Here are some of the open source tools that I’ve been messing around with. Feel free to check them out, spin them up locally, and let me know what you think:

  • Excalidraw - A NodeJS based diagramming program. You can create diagrams that look like they were white boarded. Create the diagrams on the website and export them as a file or you can run Excalidraw in a docker container and work locally. Not as collaborative as other programs out there, but it is open source and nice to work on for a presentation. It also gives your work a pre-COVID feel, when we used to do this on whiteboards in a conference room.

  • Backstage - A service catalogue tool released by Spotify. This is a CNCF incubating project that lets you aggregate EVERYTHING about your product, from getting started guidelines to launching your app to supporting it. I just found this gem and haven't had a chance to try it out, but there are huge implications for this if it integrates well.

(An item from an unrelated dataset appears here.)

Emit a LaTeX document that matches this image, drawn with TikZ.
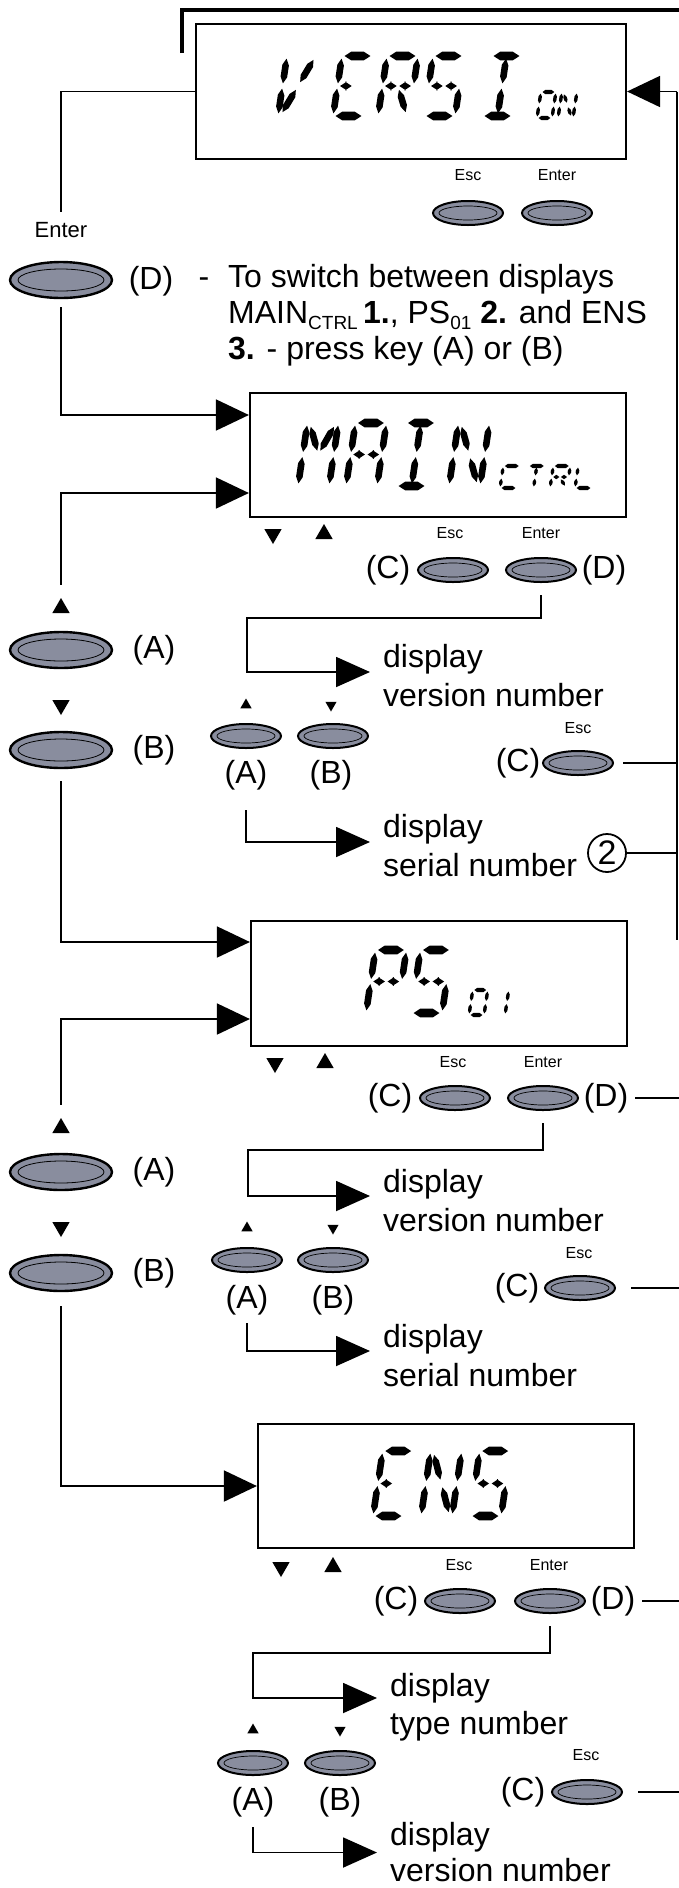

  • Cryptpad - A privacy-centric collaboration suite. This is what you use if you don't want Google to have your docs. They claim to keep no personal data if you use their cloud offering, but you can also host this yourself as it is completely open source. This is not as fully featured as Google for workspaces, but it does have some basic tools. They also accept BTC for payment if you want to get the premium package which basically gives you more storage. Great for techies who like to write everything in Markdown.

  • Dagger - A portable DevKit for CI/CD pipelines from the founders of Docker. Lookout Gitlab, Dagger's coming for ya! Actually, this is supposed to compliment other CI tools, and this seems to be a great option to test your CI pipelines locally and easily move that to your CI service of choice. Like Docker, it is supposed to run anywhere.

  • Obsidian - A knowledge base tool that renders markdown files into visualizations. Since this is a very visual tool, a blog post does not do it justice. I recommend visiting the website, downloading it and taking it for a test drive. This is a really fun tool for anyone who likes to take notes or write documentation in markdown.